ATM is also connection-oriented. In other words, a virtual circuit must be established before a call can take place, where a call is defined as the transfer of information between two or more endpoints. The establishment of a virtual circuit entails the initiation of a signaling process, during which a route is selected according to the call’s quality of service requirements, connection identifiers at each switch on the route are established, and network resources such as bandwidth and buffer space may be reserved for the connection.

Another important characteristic of ATM is that its network functions are typically implemented in hardware. With the introduction of high-speed fiber optic transmission lines, the communication bottleneck has shifted from the communication links to the processing at switching nodes and at terminal equipment. Hardware implementation is necessary to overcome this bottleneck because it minimizes the cell-processing overhead, thereby allowing the network to match link rates on the order of gigabits per second.

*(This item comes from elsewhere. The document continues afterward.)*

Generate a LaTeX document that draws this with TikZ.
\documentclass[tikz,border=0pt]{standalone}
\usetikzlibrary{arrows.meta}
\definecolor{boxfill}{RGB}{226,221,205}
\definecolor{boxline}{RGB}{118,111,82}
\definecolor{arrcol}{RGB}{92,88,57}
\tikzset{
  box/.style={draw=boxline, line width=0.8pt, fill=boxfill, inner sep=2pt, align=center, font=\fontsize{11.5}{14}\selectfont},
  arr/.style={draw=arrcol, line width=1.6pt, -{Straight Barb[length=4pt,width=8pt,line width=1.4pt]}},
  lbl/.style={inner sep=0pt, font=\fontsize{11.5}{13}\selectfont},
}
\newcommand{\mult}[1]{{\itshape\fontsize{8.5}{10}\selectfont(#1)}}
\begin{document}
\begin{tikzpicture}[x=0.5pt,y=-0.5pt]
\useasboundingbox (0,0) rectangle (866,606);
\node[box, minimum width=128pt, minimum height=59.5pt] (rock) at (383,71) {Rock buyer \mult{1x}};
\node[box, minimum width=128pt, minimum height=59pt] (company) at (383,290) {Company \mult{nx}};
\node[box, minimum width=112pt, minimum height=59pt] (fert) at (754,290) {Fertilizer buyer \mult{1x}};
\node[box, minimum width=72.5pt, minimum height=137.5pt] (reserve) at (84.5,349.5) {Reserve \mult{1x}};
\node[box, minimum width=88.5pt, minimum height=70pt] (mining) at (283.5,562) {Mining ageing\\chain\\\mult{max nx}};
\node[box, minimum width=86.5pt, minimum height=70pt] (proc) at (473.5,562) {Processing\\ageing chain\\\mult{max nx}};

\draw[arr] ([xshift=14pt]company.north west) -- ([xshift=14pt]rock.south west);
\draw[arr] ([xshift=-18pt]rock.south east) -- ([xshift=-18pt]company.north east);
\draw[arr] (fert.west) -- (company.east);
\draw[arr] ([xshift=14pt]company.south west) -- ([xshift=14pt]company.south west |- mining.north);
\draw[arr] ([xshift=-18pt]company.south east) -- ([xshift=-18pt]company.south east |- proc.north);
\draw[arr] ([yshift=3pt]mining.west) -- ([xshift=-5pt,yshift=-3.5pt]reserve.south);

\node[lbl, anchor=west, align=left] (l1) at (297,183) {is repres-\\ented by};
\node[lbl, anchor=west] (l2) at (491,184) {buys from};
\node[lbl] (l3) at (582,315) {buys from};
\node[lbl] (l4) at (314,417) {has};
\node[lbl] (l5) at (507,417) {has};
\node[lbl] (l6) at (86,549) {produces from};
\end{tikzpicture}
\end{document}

Finally, as its name indicates, ATM is asynchronous. Time is slotted into cell-sized intervals, and slots are assigned to calls in an asynchronous, demand-based manner. Because slots are allocated to calls on demand, ATM can easily accommodate traffic whose bit rate fluctuates over time. Moreover, in ATM, no bandwidth is consumed unless information is actually transmitted. ATM also gains bandwidth efficiency by being able to multiplex bursty traffic sources statistically. Because bursty traffic does not require continuous allocation of the bandwidth at its peak rate, statistical multiplexing allows a large number of bursty sources to share the network’s bandwidth.

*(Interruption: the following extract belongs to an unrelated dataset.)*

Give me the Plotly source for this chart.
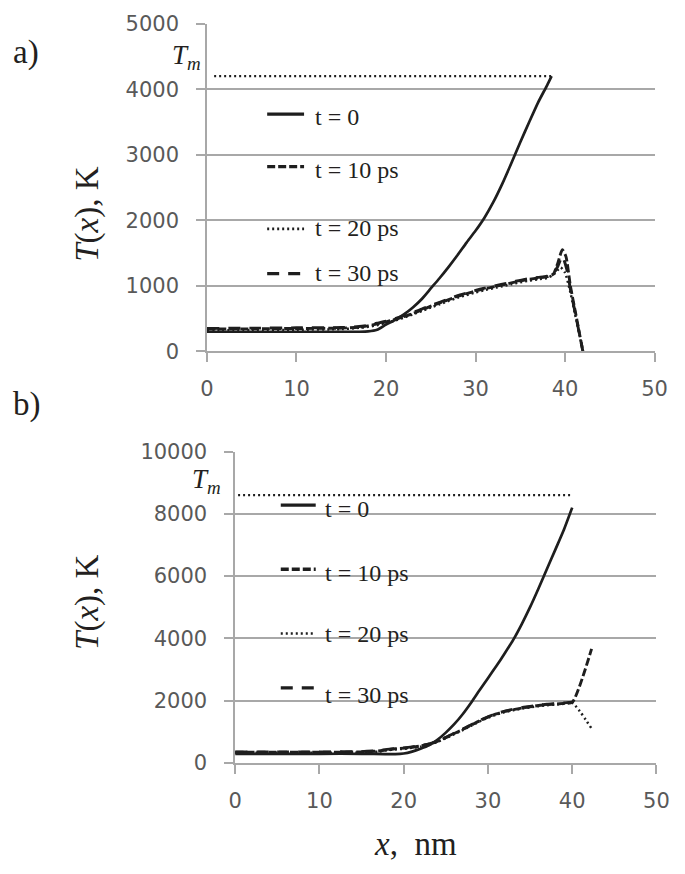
import plotly.graph_objects as go

# ---------------- data ----------------
# panel a)
xa_t0 = [0, 5, 10, 15, 17, 18, 19, 20, 21, 22, 23, 24, 25, 26, 27, 28, 29, 30, 31, 32, 33, 34, 35, 36, 37, 38, 38.5]
Ta_t0 = [300, 300, 300, 300, 300, 305, 330, 410, 480, 565, 670, 800, 960, 1120, 1290, 1470, 1660, 1840, 2040, 2280, 2560, 2870, 3190, 3500, 3800, 4060, 4200]

xa_dash = [0, 5, 10, 15, 17, 18, 19, 20, 21, 22, 23, 24, 25, 26, 27, 28, 29, 30, 31, 32, 33, 34, 35, 36, 37, 38, 38.7]
Ta_t10 = [340, 345, 350, 355, 370, 390, 420, 450, 490, 530, 580, 630, 690, 740, 790, 840, 880, 920, 955, 985, 1015, 1045, 1075, 1100, 1120, 1140, 1180]
Ta_t20 = [320, 325, 330, 340, 360, 375, 400, 435, 470, 515, 565, 615, 670, 720, 770, 820, 860, 900, 935, 965, 995, 1025, 1055, 1080, 1100, 1120, 1170]
Ta_t30 = [350, 355, 360, 365, 380, 400, 430, 460, 500, 545, 595, 645, 700, 750, 800, 850, 890, 930, 965, 995, 1025, 1055, 1085, 1110, 1130, 1150, 1190]
xa_t10_tail = [39.2, 39.7, 40.1, 40.6, 41.3, 42.0]
Ta_t10_tail = [1350, 1550, 1450, 1000, 500, 0]
xa_t20_tail = [39.5, 40.0, 40.6, 41.3, 42.0]
Ta_t20_tail = [1280, 1200, 900, 450, 0]
xa_t30_tail = [39.2, 39.7, 40.2, 40.6, 41.3, 42.0]
Ta_t30_tail = [1300, 1450, 1250, 950, 480, 0]

Tm_a = 4200
xm_a = [0.8, 38.5]

# panel b)
xb_t0 = [0, 5, 10, 15, 19, 20, 21, 22, 23, 24, 25, 26, 27, 28, 29, 30, 31, 32, 33, 34, 35, 36, 37, 38, 39, 40]
Tb_t0 = [290, 290, 290, 290, 280, 300, 360, 450, 560, 740, 970, 1240, 1560, 1930, 2330, 2720, 3110, 3520, 3950, 4450, 5000, 5600, 6230, 6850, 7480, 8200]

xb_dash = [0, 5, 10, 15, 17, 18, 19, 20, 21, 22, 23, 24, 25, 26, 27, 28, 29, 30, 31, 32, 33, 34, 35, 36, 37, 38, 39, 40]
Tb_t10 = [340, 340, 340, 350, 380, 420, 450, 470, 500, 540, 600, 690, 810, 940, 1070, 1210, 1350, 1470, 1570, 1650, 1710, 1760, 1800, 1840, 1870, 1890, 1910, 1940]
Tb_t20 = [320, 320, 320, 330, 360, 400, 430, 450, 480, 520, 580, 670, 790, 920, 1050, 1190, 1330, 1450, 1550, 1630, 1690, 1740, 1780, 1820, 1850, 1870, 1895, 1930]
Tb_t30 = [350, 350, 350, 360, 390, 430, 460, 480, 510, 550, 610, 700, 820, 950, 1080, 1220, 1360, 1480, 1580, 1660, 1720, 1770, 1810, 1850, 1880, 1900, 1920, 1950]
xb_t10_tail = [42.3]
Tb_t10_tail = [3660]
xb_t20_tail = [42.3]
Tb_t20_tail = [1100]

Tm_b = 8600
xm_b = [0.35, 40]

legend_labels = ["t = 0", "t = 10 ps", "t = 20 ps", "t = 30 ps"]
x_ticks = [0, 10, 20, 30, 40, 50]

# ---------------- styles ----------------
W, H = 685, 874
INK = "#1e1e1e"
GRID = "#a8a8a8"
TICKC = "#595959"
TXT = "#231f20"
styles = [
    dict(color=INK, width=2.7),
    dict(color=INK, width=2.9, dash="8px,3px"),
    dict(color=INK, width=2.5, dash="2px,3px"),
    dict(color=INK, width=2.9, dash="12px,9px"),
]


def px(v):
    return v / W


def py(v):
    return 1 - v / H


fig = go.Figure()


def add(x, y, st, xa, ya):
    fig.add_trace(go.Scatter(x=x, y=y, mode="lines", line=dict(shape="spline", smoothing=0.6, **st),
                             xaxis=xa, yaxis=ya, hoverinfo="skip"))


# panel a traces
add(xa_dash + xa_t20_tail, Ta_t20 + Ta_t20_tail, styles[2], "x", "y")
add(xa_dash + xa_t30_tail, Ta_t30 + Ta_t30_tail, styles[3], "x", "y")
add(xa_dash + xa_t10_tail, Ta_t10 + Ta_t10_tail, styles[1], "x", "y")
add(xa_t0, Ta_t0, styles[0], "x", "y")
fig.add_trace(go.Scatter(x=xm_a, y=[Tm_a, Tm_a], mode="lines", line=dict(color=INK, width=2.4, dash="2px,3px"),
                         xaxis="x", yaxis="y", hoverinfo="skip"))

# panel b traces
add(xb_dash + xb_t20_tail, Tb_t20 + Tb_t20_tail, styles[2], "x2", "y2")
add(xb_dash, Tb_t30, styles[3], "x2", "y2")
add(xb_dash + xb_t10_tail, Tb_t10 + Tb_t10_tail, styles[1], "x2", "y2")
add(xb_t0, Tb_t0, styles[0], "x2", "y2")
fig.add_trace(go.Scatter(x=xm_b, y=[Tm_b, Tm_b], mode="lines", line=dict(color=INK, width=2.4, dash="2px,3px"),
                         xaxis="x2", yaxis="y2", hoverinfo="skip"))

tickfont = dict(family="DejaVu Sans", size=21, color=TICKC)
xcommon = dict(range=[0, 50], tickvals=x_ticks, showgrid=False, zeroline=False, showline=True,
               linecolor=GRID, linewidth=1.5, ticks="outside", ticklen=9, tickwidth=1.5,
               tickcolor=GRID, tickfont=tickfont, ticklabelstandoff=9, fixedrange=True)
ycommon = dict(showgrid=True, gridcolor=GRID, gridwidth=1.5, zeroline=False, showline=True,
               linecolor=GRID, linewidth=1.5, ticks="outside", ticklen=9, tickwidth=1.5,
               tickcolor=GRID, tickfont=tickfont, tickformat="d", ticklabelstandoff=13, fixedrange=True)

fig.update_layout(
    width=W, height=H, margin=dict(l=0, r=0, t=0, b=0),
    paper_bgcolor="white", plot_bgcolor="white", showlegend=False,
    xaxis=dict(domain=[px(206), px(667)], anchor="y", **xcommon),
    yaxis=dict(domain=[py(349), py(12)], range=[0, 5000], dtick=1000, anchor="x", **ycommon),
    xaxis2=dict(domain=[px(235), px(669)], anchor="y2", **xcommon),
    yaxis2=dict(domain=[py(772), py(452)], range=[0, 10000], dtick=2000, anchor="x2", **ycommon),
)

shapes = []
# white legend backgrounds (above gridlines, below traces)
shapes.append(dict(type="rect", xref="paper", yref="paper", x0=px(237), x1=px(370), y0=py(290), y1=py(73),
                   fillcolor="white", line=dict(width=0), layer="between"))
shapes.append(dict(type="rect", xref="paper", yref="paper", x0=px(263), x1=px(428), y0=py(716), y1=py(503),
                   fillcolor="white", line=dict(width=0), layer="between"))

annotations = []
serif = "Liberation Serif"
leg_a_line_y = [105, 159, 223, 269]
leg_a_text_y = [108, 162, 222, 268]
leg_b_line_y = [507, 573, 639, 695]
leg_b_text_y = [511, 577, 640, 702]
for i, lab in enumerate(legend_labels):
    st = styles[i]
    ln = dict(color=st["color"], width=3.3 if i != 2 else 2.6)
    if "dash" in st:
        ln["dash"] = st["dash"]
    shapes.append(dict(type="line", xref="paper", yref="paper", x0=px(268), x1=px(306),
                       y0=py(leg_a_line_y[i]), y1=py(leg_a_line_y[i]), line=ln, layer="above"))
    shapes.append(dict(type="line", xref="paper", yref="paper", x0=px(282), x1=px(318),
                       y0=py(leg_b_line_y[i]), y1=py(leg_b_line_y[i]), line=ln, layer="above"))
    annotations.append(dict(text=lab, xref="paper", yref="paper", x=px(315), y=py(leg_a_text_y[i]),
                            xanchor="left", yanchor="middle", showarrow=False,
                            font=dict(family=serif, size=24, color=TXT)))
    annotations.append(dict(text=lab, xref="paper", yref="paper", x=px(326), y=py(leg_b_text_y[i]),
                            xanchor="left", yanchor="middle", showarrow=False,
                            font=dict(family=serif, size=24, color=TXT)))

# panel labels
annotations.append(dict(text="a)", xref="paper", yref="paper", x=px(4), y=py(42), xanchor="left", yanchor="middle",
                        showarrow=False, font=dict(family=serif, size=33, color=TXT)))
annotations.append(dict(text="b)", xref="paper", yref="paper", x=px(4), y=py(404), xanchor="left", yanchor="middle",
                        showarrow=False, font=dict(family=serif, size=33, color=TXT)))
# Tm labels
annotations.append(dict(text="<i>T</i><sub><i>m</i></sub>", xref="paper", yref="paper", x=px(169), y=py(46),
                        xanchor="left", yanchor="middle", showarrow=False, borderpad=0,
                        font=dict(family=serif, size=27, color=TXT)))
annotations.append(dict(text="<i>T</i><sub><i>m</i></sub>", xref="paper", yref="paper", x=px(190), y=py(482),
                        xanchor="left", yanchor="middle", showarrow=False, borderpad=0,
                        font=dict(family=serif, size=27, color=TXT)))
# axis titles
for yc in (208, 607):
    annotations.append(dict(text="<i>T</i>(<i>x</i>), K", xref="paper", yref="paper", x=px(83), y=py(yc),
                            xanchor="center", yanchor="middle", textangle=-90, showarrow=False,
                            font=dict(family=serif, size=33, color=TXT)))
annotations.append(dict(text="<i>x</i>,&nbsp; nm", xref="paper", yref="paper", x=px(421), y=py(855),
                        xanchor="center", yanchor="middle", showarrow=False,
                        font=dict(family=serif, size=33, color=TXT)))

fig.update_layout(shapes=shapes, annotations=annotations)
fig.write_html("out.html", config={"displayModeBar": False},
               post_script="document.documentElement.style.margin='0';document.body.style.margin='0';"
                           "document.body.style.padding='0';")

Since its birth in the mid-1980s, ATM has been fortified by a number of robust standards and realized by a significant number of network equipment manufacturers. International standards-making bodies such as the ITU and independent consortia like the ATM Forum have developed a significant body of standards and implementation agreements for ATM (1,4). As networks and network services continue to evolve toward greater speeds and diversities, ATM will undoubtedly continue to proliferate.